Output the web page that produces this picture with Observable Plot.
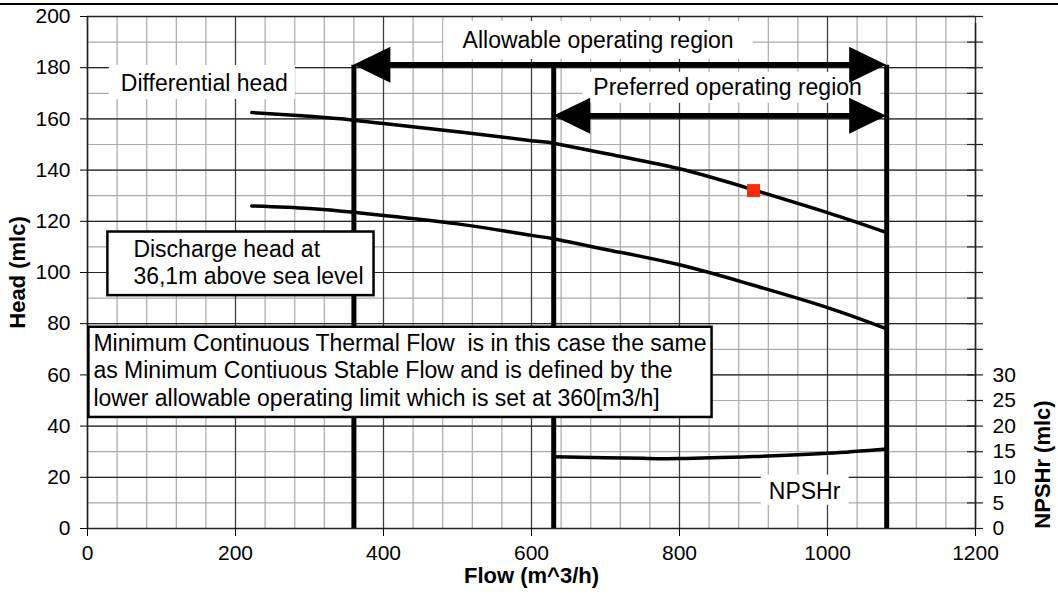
<!DOCTYPE html>
<html>
<head>
<meta charset="utf-8">
<script src="https://cdn.jsdelivr.net/npm/d3@7"></script>
<script src="https://cdn.jsdelivr.net/npm/@observablehq/plot@0.6"></script>
<style>
  html, body { margin: 0; padding: 0; background: #fff; }
  #chart { position: relative; width: 1058px; height: 594px; overflow: hidden; }
  #rule { position: absolute; left: 0; right: 0; top: 3px; height: 2px; background: #000; }
  #chart svg text { white-space: pre; }
</style>
</head>
<body>
<div id="chart"><div id="rule"></div></div>
<script>
// ---- Pump performance data (flow in m^3/h, head in m liquid column) ----
const flow = [222, 300, 360, 400, 500, 600, 630, 700, 800, 900, 1000, 1080];
const differentialHead = [162.5, 161.0, 159.5, 158.2, 155.0, 151.5, 150.5, 146.5, 140.5, 132.3, 123.4, 115.6];
const dischargeHead = [126.0, 125.0, 123.5, 122.3, 119.0, 114.5, 113.2, 109.0, 103.0, 95.0, 86.3, 78.0];

const npshFlow = [630, 700, 750, 800, 900, 1000, 1080];
const npshr = [14.0, 13.8, 13.7, 13.65, 14.05, 14.7, 15.55];

// rated duty point
const dutyFlow = [900];
const dutyHead = [132];

// operating limits: flow and the head where each limit line ends
const limitFlow = [360, 630, 1080];
const limitTop = [181, 180, 181];

// operating regions drawn as double-headed arrows
const regionFrom = [360, 630];
const regionTo = [1080, 1080];
const regionLevel = [181, 161];

// tick values
const xTicks = [0, 200, 400, 600, 800, 1000, 1200];
const yTicks = [0, 20, 40, 60, 80, 100, 120, 140, 160, 180, 200];
const npshTicks = [0, 5, 10, 15, 20, 25, 30];
const npshToHead = 2; // 1 m of NPSHr spans 2 m on the head axis

// annotation texts and their anchors (flow, head)
const labelText = ["Allowable operating region", "Preferred operating region", "Differential head", "NPSHr"];
const labelFlow = [690, 865, 45, 969];
const labelHead = [190.6, 172.3, 173.8, 14.5];
const labelAnchor = ["middle", "middle", "start", "middle"];

const noteText = [
  "Discharge head at\n36,1m above sea level",
  "Minimum Continuous Thermal Flow  is in this case the same\nas Minimum Contiuous Stable Flow and is defined by the\nlower allowable operating limit which is set at 360[m3/h]"
];
const noteFlow = [62, 8];
const noteHead = [104.3, 62.1];

// ---- derived tables ----
const diffData = flow.map((f, i) => ({flow: f, head: differentialHead[i]}));
const dischargeData = flow.map((f, i) => ({flow: f, head: dischargeHead[i]}));
const npshData = npshFlow.map((f, i) => ({flow: f, npsh: npshr[i]}));
const dutyData = dutyFlow.map((f, i) => ({flow: f, head: dutyHead[i]}));
const limitData = limitFlow.map((f, i) => ({flow: f, top: limitTop[i]}));
const regionData = regionFrom.map((f, i) => ({from: f, to: regionTo[i], level: regionLevel[i]}));
const labels = labelText.map((t, i) => ({text: t, flow: labelFlow[i], head: labelHead[i], anchor: labelAnchor[i]}));
const notes = noteText.map((t, i) => ({text: t, flow: noteFlow[i], head: noteHead[i]}));

// backdrop padding for the labels [left, right, top, bottom]
const labelPad = [[19, 19, 6, 6], [11, 19, 2, 3], [12, 7, 5, 3], [8, 8, 3, 1]];
const notePad = [[26, 10, 4, 6], [5, 5, 3, 6]];

const minorX = d3.range(0, 1201, 40);
const minorY = d3.range(0, 201, 10);

const font = "'Liberation Sans', Arial, Helvetica, sans-serif";

// double-headed arrows with solid triangular heads
function regionArrows(index, scales) {
  const headLen = 37, headHalf = 18;
  const g = d3.create("svg:g").attr("aria-label", "operating regions");
  for (const r of regionData) {
    const x1 = scales.x(r.from), x2 = scales.x(r.to), y = scales.y(r.level);
    g.append("line")
      .attr("x1", x1 + headLen - 2).attr("x2", x2 - headLen + 2)
      .attr("y1", y).attr("y2", y)
      .attr("stroke", "black").attr("stroke-width", 5.5);
    g.append("path")
      .attr("d", `M${x1},${y}L${x1 + headLen},${y - headHalf}L${x1 + headLen},${y + headHalf}Z`)
      .attr("fill", "black");
    g.append("path")
      .attr("d", `M${x2},${y}L${x2 - headLen},${y - headHalf}L${x2 - headLen},${y + headHalf}Z`)
      .attr("fill", "black");
  }
  return g.node();
}

const chart = Plot.plot({
  width: 1058,
  height: 594,
  marginLeft: 87,
  marginRight: 83,
  marginTop: 16,
  marginBottom: 66,
  x: {domain: [0, 1200]},
  y: {domain: [0, 200]},
  style: {fontFamily: font, fontSize: "21px", background: "white", color: "black"},
  marks: [
    // grid
    Plot.ruleX(minorX, {stroke: "#aaaaaa", strokeWidth: 1.2}),
    Plot.ruleY(minorY, {stroke: "#aaaaaa", strokeWidth: 1.2}),
    Plot.ruleX(xTicks, {stroke: "#3c3c3c", strokeWidth: 1.2}),
    Plot.ruleY(yTicks, {stroke: "#262626", strokeWidth: 1.2}),
    Plot.ruleX([0], {stroke: "#222", strokeWidth: 1.5}),
    Plot.ruleX([1200], {y1: 0, y2: 200, insetBottom: -7, stroke: "#222", strokeWidth: 1.5}),
    Plot.ruleY([0, 200], {stroke: "#222", strokeWidth: 1.5}),
    // right-hand tick marks crossing the secondary axis
    Plot.ruleY(minorY, {x1: 1200, x2: 1200, insetLeft: -8, insetRight: -8, stroke: "#222", strokeWidth: 1.2}),

    // pump curves
    Plot.line(diffData, {x: "flow", y: "head", stroke: "black", strokeWidth: 3.5, curve: "natural"}),
    Plot.line(dischargeData, {x: "flow", y: "head", stroke: "black", strokeWidth: 3.5, curve: "natural"}),
    Plot.line(npshData, {x: "flow", y: d => d.npsh * npshToHead, stroke: "black", strokeWidth: 3.5, curve: "natural"}),

    // operating limits
    Plot.ruleX(limitData, {x: "flow", y1: 0, y2: "top", stroke: "black", strokeWidth: 5}),

    // duty point
    Plot.dot(dutyData, {x: "flow", y: "head", symbol: "square", r: 7.3, fill: "#ff2a00"}),

    // axes
    Plot.axisX(xTicks, {tickSize: 8, tickPadding: 9, label: null, fontSize: 21, tickFormat: d => String(d)}),
    Plot.axisY(yTicks, {anchor: "left", tickSize: 7, tickPadding: 10, label: null, fontSize: 21, tickFormat: d => String(d)}),
    Plot.axisY(npshTicks.map(v => v * npshToHead), {
      anchor: "right", tickSize: 0, tickPadding: 17, label: null, fontSize: 21,
      tickFormat: d => String(d / npshToHead)
    }),

    // labels on white backdrops
    ...labels.map((d, i) => Plot.text([d], {
      x: "flow", y: "head", text: "text", textAnchor: d.anchor,
      fontSize: 23, fill: "black", ariaDescription: `label-${i}`
    })),

    // framed notes
    ...notes.map((d, i) => Plot.text([d], {
      x: "flow", y: "head", text: "text", textAnchor: "start", lineHeight: 1.2,
      fontSize: 23, fill: "black", ariaDescription: `note-${i}`
    })),

    // operating region arrows
    regionArrows,

    // axis titles
    Plot.text(["Head (mlc)"], {text: d => d, frameAnchor: "left", textAnchor: "middle", dx: -70, rotate: -90, fontWeight: "bold", fontSize: 22}),
    Plot.text(["NPSHr (mlc)"], {text: d => d, frameAnchor: "right", textAnchor: "middle", y: 25, dx: 67, rotate: -90, fontWeight: "bold", fontSize: 22}),
    Plot.text(["Flow (m^3/h)"], {text: d => d, x: 600, frameAnchor: "bottom", textAnchor: "middle", dy: 54, fontWeight: "bold", fontSize: 22})
  ]
});

document.getElementById("chart").appendChild(chart);

// white boxes behind label text; framed boxes for notes
function backdrop(tag, pad, framed) {
  chart.querySelectorAll(`g[aria-description="${tag}"] text`).forEach(t => {
    const b = t.getBBox();
    const r = document.createElementNS("http://www.w3.org/2000/svg", "rect");
    r.setAttribute("x", b.x - pad[0]);
    r.setAttribute("y", b.y - pad[2]);
    r.setAttribute("width", b.width + pad[0] + pad[1]);
    r.setAttribute("height", b.height + pad[2] + pad[3]);
    r.setAttribute("fill", "white");
    if (framed) {
      r.setAttribute("stroke", "black");
      r.setAttribute("stroke-width", 2.5);
    }
    const tr = t.getAttribute("transform");
    if (tr) r.setAttribute("transform", tr);
    t.parentNode.insertBefore(r, t);
  });
}
labelPad.forEach((p, i) => backdrop(`label-${i}`, p, false));
notePad.forEach((p, i) => backdrop(`note-${i}`, p, true));
</script>
</body>
</html>
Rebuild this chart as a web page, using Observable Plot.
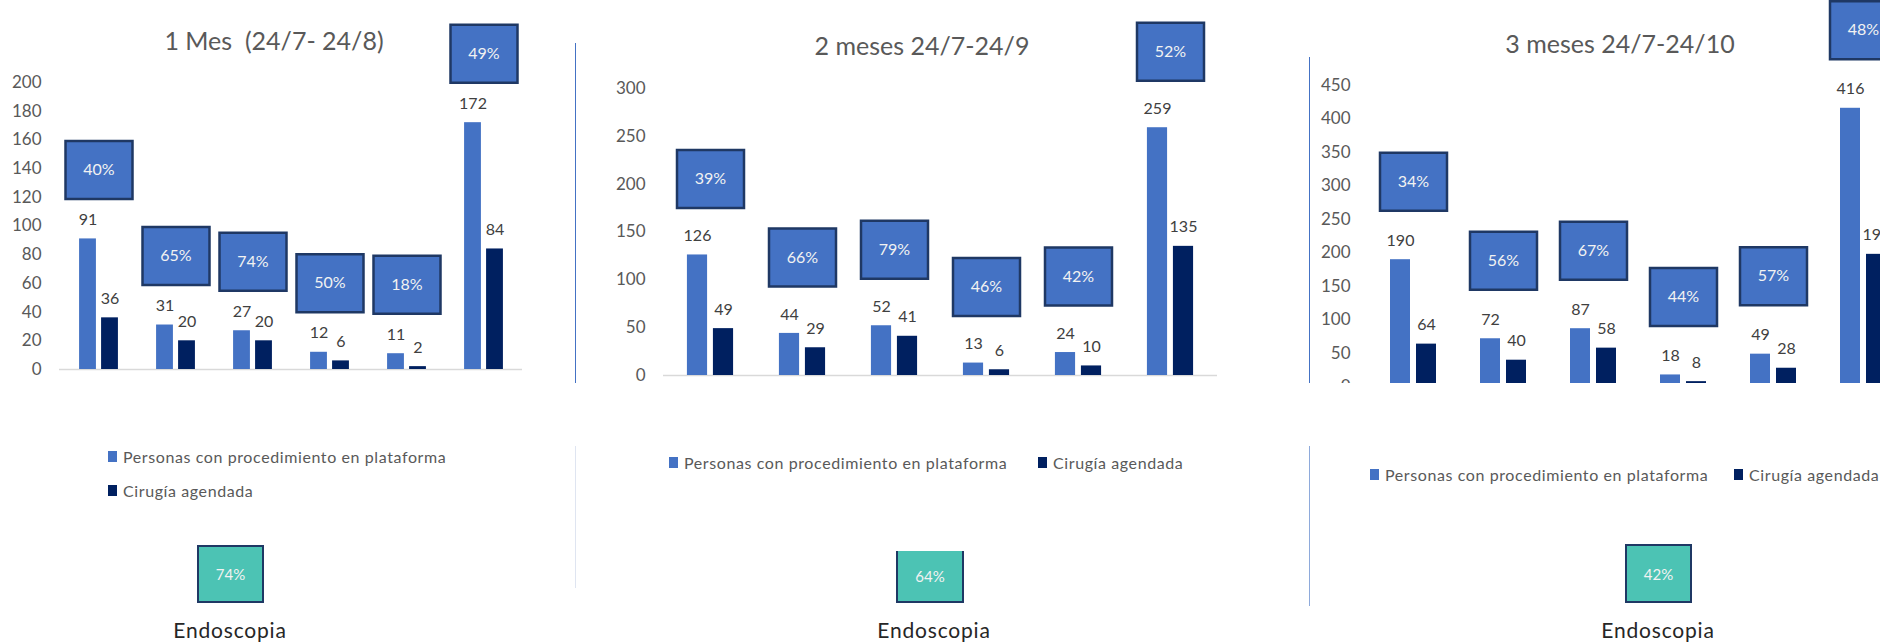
<!DOCTYPE html>
<html>
<head>
<meta charset="utf-8">
<script src="https://cdn.jsdelivr.net/npm/d3@7"></script>
<script src="https://cdn.jsdelivr.net/npm/@observablehq/plot@0.6"></script>
<style>
  html, body { margin: 0; padding: 0; background: #fff; }
  #root { position: relative; width: 1880px; height: 642px; overflow: hidden; background: #fff; font-family: Lato, "Open Sans", sans-serif; }
  .abs { position: absolute; }
  .title { color: #595959; font-size: 25px; white-space: pre; transform: translate(-50%, -50%); }
  .leg { color: #595959; font-size: 16px; white-space: pre; transform: translateY(-50%); letter-spacing: 0.6px; }
  .sw { width: 9px; height: 11px; }
  .teal { background: #4CC3B4; box-sizing: border-box; border: 2px solid #1f3864; color: #f2f2f2; font-size: 15px; display: flex; align-items: center; justify-content: center; }
  .endo { color: #262626; font-size: 21px; letter-spacing: 0.8px; transform: translate(-50%, -50%); white-space: pre; }
  .div { width: 1px; }
</style>
</head>
<body>
<div id="root"></div>
<script>
// ---------- data ----------
const groups = ["G1", "G2", "G3", "G4", "G5", "G6"];
const seriesNames = ["Personas con procedimiento en plataforma", "Cirugía agendada"];
const titles = ["1 Mes  (24/7- 24/8)", "2 meses 24/7-24/9", "3 meses 24/7-24/10"];

const personas1 = [91, 31, 27, 12, 11, 172];
const cirugia1  = [36, 20, 20, 6, 2, 84];
const pct1      = ["40%", "65%", "74%", "50%", "18%", "49%"];

const personas2 = [126, 44, 52, 13, 24, 259];
const cirugia2  = [49, 29, 41, 6, 10, 135];
const pct2      = ["39%", "66%", "79%", "46%", "42%", "52%"];

const personas3 = [190, 72, 87, 18, 49, 416];
const cirugia3  = [64, 40, 58, 8, 28, 198];
const pct3      = ["34%", "56%", "67%", "44%", "57%", "48%"];

const yMax  = [200, 300, 450];
const yStep = [20, 50, 50];

const endoscopiaPct = ["74%", "64%", "42%"];
const endoscopiaLabel = "Endoscopia";

// ---------- styles ----------
const colLight = "#4472C4";
const colDark = "#002060";
const boxStroke = "#1F3864";

const root = document.getElementById("root");

function el(cls, css, text) {
  const d = document.createElement("div");
  d.className = "abs " + cls;
  Object.assign(d.style, css);
  if (text != null) d.textContent = text;
  root.appendChild(d);
  return d;
}

const rectSymbol = {
  draw(context) {
    context.moveTo(-33.5, -29);
    context.lineTo(33.5, -29);
    context.lineTo(33.5, 29);
    context.lineTo(-33.5, 29);
    context.closePath();
  }
};

// layout per panel
const layouts = [
  {left: 0,    width: 576, height: 380, ml: 59, mr: 54,  y0: 369,   yTop: 82, barW: 17,   gap: 5,   boxOff: 69, clip: null},
  {left: 576,  width: 733, height: 385, ml: 87, mr: 92,  y0: 375,   yTop: 88, barW: 20.5, gap: 5.5, boxOff: 76, clip: null},
  {left: 1309, width: 600, height: 390, ml: 59, mr: 1,   y0: 386.5, yTop: 85, barW: 20,   gap: 6,   boxOff: 78, clip: 383}
];

const panels = [
  [personas1, cirugia1, pct1],
  [personas2, cirugia2, pct2],
  [personas3, cirugia3, pct3]
];

panels.forEach(([pers, cir, pct], i) => {
  const L = layouts[i];
  const bw = (L.width - L.ml - L.mr) / groups.length;
  const light = groups.map((g, j) => ({g, v: pers[j], s: seriesNames[0]}));
  const dark = groups.map((g, j) => ({g, v: cir[j], s: seriesNames[1]}));
  const boxes = groups.map((g, j) => ({g, v: Math.max(pers[j], cir[j]), p: pct[j]}));
  const off = L.gap / 2 + L.barW / 2;

  const chart = Plot.plot({
    width: L.width,
    height: L.height,
    marginLeft: L.ml,
    marginRight: L.mr,
    marginTop: L.yTop,
    marginBottom: L.height - L.y0,
    style: {color: "#595959", fontFamily: "Lato, 'Open Sans', sans-serif", background: "transparent", overflow: "visible"},
    x: {domain: groups, padding: 0, axis: null},
    y: {domain: [0, yMax[i]], axis: null},
    marks: [
      Plot.axisY({ticks: d3.range(0, yMax[i] + 1, yStep[i]), tickSize: 0, tickPadding: 18, fontSize: 17, fill: "#595959", label: null}),
      Plot.ruleY([0], {stroke: "#d9d9d9", strokeWidth: 1.5}),
      Plot.barY(light, {x: "g", y: "v", fill: colLight, insetLeft: bw / 2 - L.gap / 2 - L.barW, insetRight: bw / 2 + L.gap / 2}),
      Plot.barY(dark, {x: "g", y: "v", fill: colDark, insetLeft: bw / 2 + L.gap / 2, insetRight: bw / 2 - L.gap / 2 - L.barW}),
      Plot.text(light, {x: "g", y: "v", text: "v", dx: -off, dy: -19, fill: "#404040", fontSize: 16}),
      Plot.text(dark, {x: "g", y: "v", text: "v", dx: off, dy: -19, fill: "#404040", fontSize: 16}),
      Plot.dot(boxes, {x: "g", y: "v", dy: -L.boxOff, symbol: rectSymbol, fill: colLight, stroke: boxStroke, strokeWidth: 2.5}),
      Plot.text(boxes, {x: "g", y: "v", dy: -L.boxOff, text: "p", fill: "#f2f2f2", fontSize: 16})
    ]
  });
  const wrap = el("", {left: L.left + "px", top: "0px", width: L.width + "px", height: (L.clip || L.height) + "px", overflow: L.clip ? "hidden" : "visible"});
  wrap.appendChild(chart);
});

// titles
const titlePos = [[274, 40], [922, 45], [1620, 43]];
titles.forEach((t, i) => el("title", {left: titlePos[i][0] + "px", top: titlePos[i][1] + "px"}, t));

// dividers
el("div", {left: "575px", top: "43px", height: "340px", background: "#4472C4"});
el("div", {left: "575px", top: "446px", height: "142px", background: "#dfe5f1"});
el("div", {left: "1309px", top: "57px", height: "326px", background: "#4472C4"});
el("div", {left: "1309px", top: "446px", height: "160px", background: "#8eaadb"});

// legends
const legendItems = [
  [[108, 456], [108, 490]],
  [[669, 462], [1038, 462]],
  [[1370, 474], [1734, 474]]
];
const seriesColors = [colLight, colDark];
legendItems.forEach(items => {
  items.forEach(([x, y], k) => {
    el("sw", {left: x + "px", top: (y - 5.5) + "px", background: seriesColors[k]});
    el("leg", {left: (x + 15) + "px", top: y + "px"}, seriesNames[k]);
  });
});

// endoscopia boxes
const tealPos = [[197, 545, 67, 58], [896, 551, 68, 52], [1625, 544, 67, 59]];
endoscopiaPct.forEach((p, i) => {
  const [x, y, w, h] = tealPos[i];
  const b = el("teal", {left: x + "px", top: y + "px", width: w + "px", height: h + "px"}, p);
  if (i === 1) b.style.borderTop = "none";
});
const endoPos = [[230, 629], [934, 629], [1658, 629]];
endoPos.forEach(([x, y]) => el("endo", {left: x + "px", top: y + "px"}, endoscopiaLabel));
</script>
</body>
</html>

=-=-=-=-=

Copy the records above exactly, from the first line through the line containing "95.0, 86.3, 78.0];", and leave out the pictures.

Output the web page that produces this picture with Observable Plot.
<!DOCTYPE html>
<html>
<head>
<meta charset="utf-8">
<script src="https://cdn.jsdelivr.net/npm/d3@7"></script>
<script src="https://cdn.jsdelivr.net/npm/@observablehq/plot@0.6"></script>
<style>
  html, body { margin: 0; padding: 0; background: #fff; }
  #chart { position: relative; width: 1058px; height: 594px; overflow: hidden; }
  #rule { position: absolute; left: 0; right: 0; top: 3px; height: 2px; background: #000; }
  #chart svg text { white-space: pre; }
</style>
</head>
<body>
<div id="chart"><div id="rule"></div></div>
<script>
// ---- Pump performance data (flow in m^3/h, head in m liquid column) ----
const flow = [222, 300, 360, 400, 500, 600, 630, 700, 800, 900, 1000, 1080];
const differentialHead = [162.5, 161.0, 159.5, 158.2, 155.0, 151.5, 150.5, 146.5, 140.5, 132.3, 123.4, 115.6];
const dischargeHead = [126.0, 125.0, 123.5, 122.3, 119.0, 114.5, 113.2, 109.0, 103.0, 95.0, 86.3, 78.0];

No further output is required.